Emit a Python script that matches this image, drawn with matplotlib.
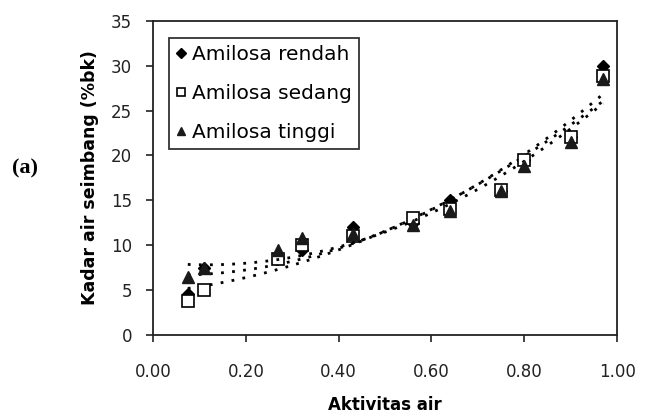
import numpy as np
import matplotlib
matplotlib.use("Agg")
from matplotlib import pyplot as plt

# DATA
aw = [0.075, 0.11, 0.27, 0.32, 0.43, 0.56, 0.64, 0.75, 0.80, 0.90, 0.97]
rendah = [4.6, 7.5, 8.6, 9.5, 12.0, 12.5, 15.0, 16.0, 19.5, 22.0, 30.0]
sedang = [3.8, 5.0, 8.5, 10.0, 11.0, 13.0, 14.0, 16.2, 19.5, 22.0, 28.8]
tinggi = [6.4, 7.5, 9.5, 10.8, 11.2, 12.3, 13.8, 16.0, 18.8, 21.5, 28.5]
labels = ["Amilosa rendah", "Amilosa sedang", "Amilosa tinggi"]
xticks = [0.0, 0.2, 0.4, 0.6, 0.8, 1.0]
yticks = [0, 5, 10, 15, 20, 25, 30, 35]

plt.rcParams["font.family"] = ["DejaVu Sans"]

fig = plt.figure(figsize=(6.51, 4.17), dpi=100)
ax = fig.add_axes([0.235, 0.197, 0.713, 0.753])

styles = [
    dict(marker="D", color="black", mfc="black", ms=6),
    dict(marker="s", color="black", mfc="white", ms=8, mew=1.2),
    dict(marker="^", color="#1a1a1a", mfc="#1a1a1a", ms=8),
]

x = np.array(aw)
xs = np.linspace(x.min(), x.max(), 100)
for ys, lab, st in zip([rendah, sedang, tinggi], labels, styles):
    # polynomial trendline (order 2)
    p = np.polyfit(x, ys, 2)
    ax.plot(xs, np.polyval(p, xs), ls=(0, (1, 3)), color="black", lw=2)
    ax.plot(x, ys, ls="none", label=lab, **st)

ax.set_xlim(0, 1.0)
ax.set_ylim(0, 35)
ax.set_xticks(xticks)
ax.set_xticklabels(["%.2f" % t for t in xticks])
ax.set_yticks(yticks)
ax.tick_params(direction="out", length=5, width=1.2, labelsize=12, colors="#222222")
ax.tick_params(axis="x", pad=15)
ax.tick_params(axis="y", pad=10)
for s in ax.spines.values():
    s.set_linewidth(1.3)
    s.set_color("#222222")

ax.set_xlabel("Aktivitas air", fontsize=12, fontweight="bold", labelpad=11)
ax.set_ylabel("Kadar air seimbang (%bk)", fontsize=12.5, fontweight="bold", labelpad=9)

leg = ax.legend(loc="upper left", bbox_to_anchor=(0.035, 0.945), fontsize=14.5,
                frameon=True, fancybox=False, edgecolor="black", handlelength=0.5,
                handletextpad=0.3, borderpad=0.35, labelspacing=1.0, markerscale=0.8,
                borderaxespad=0)
leg.get_frame().set_linewidth(1.3)

fig.text(0.018, 0.595, "(a)", fontsize=16, fontweight="bold",
         family=["Liberation Serif", "DejaVu Serif"], ha="left", va="center")

fig.savefig("out.png", dpi=100)
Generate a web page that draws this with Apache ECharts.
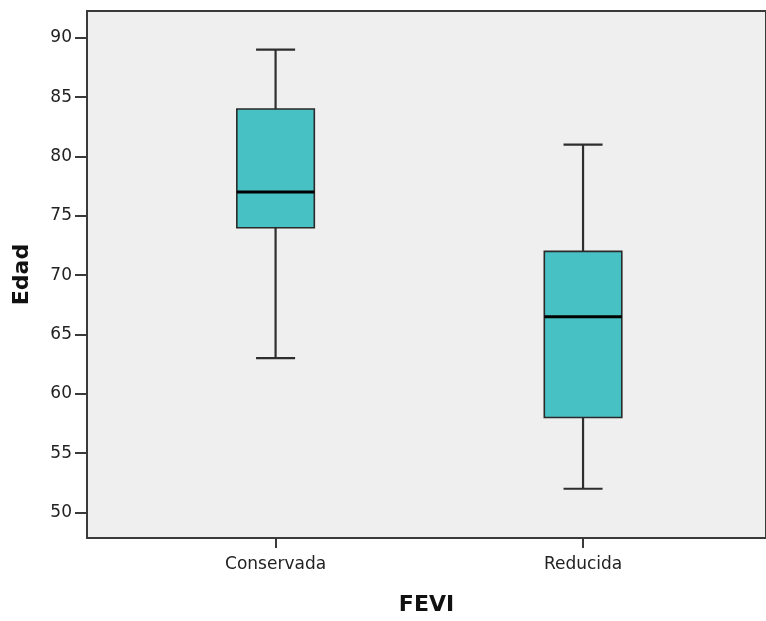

▸ **Stated goal**:
Give only the number of lines above that hold the string "this".

▸ **Response to the exercise**:
2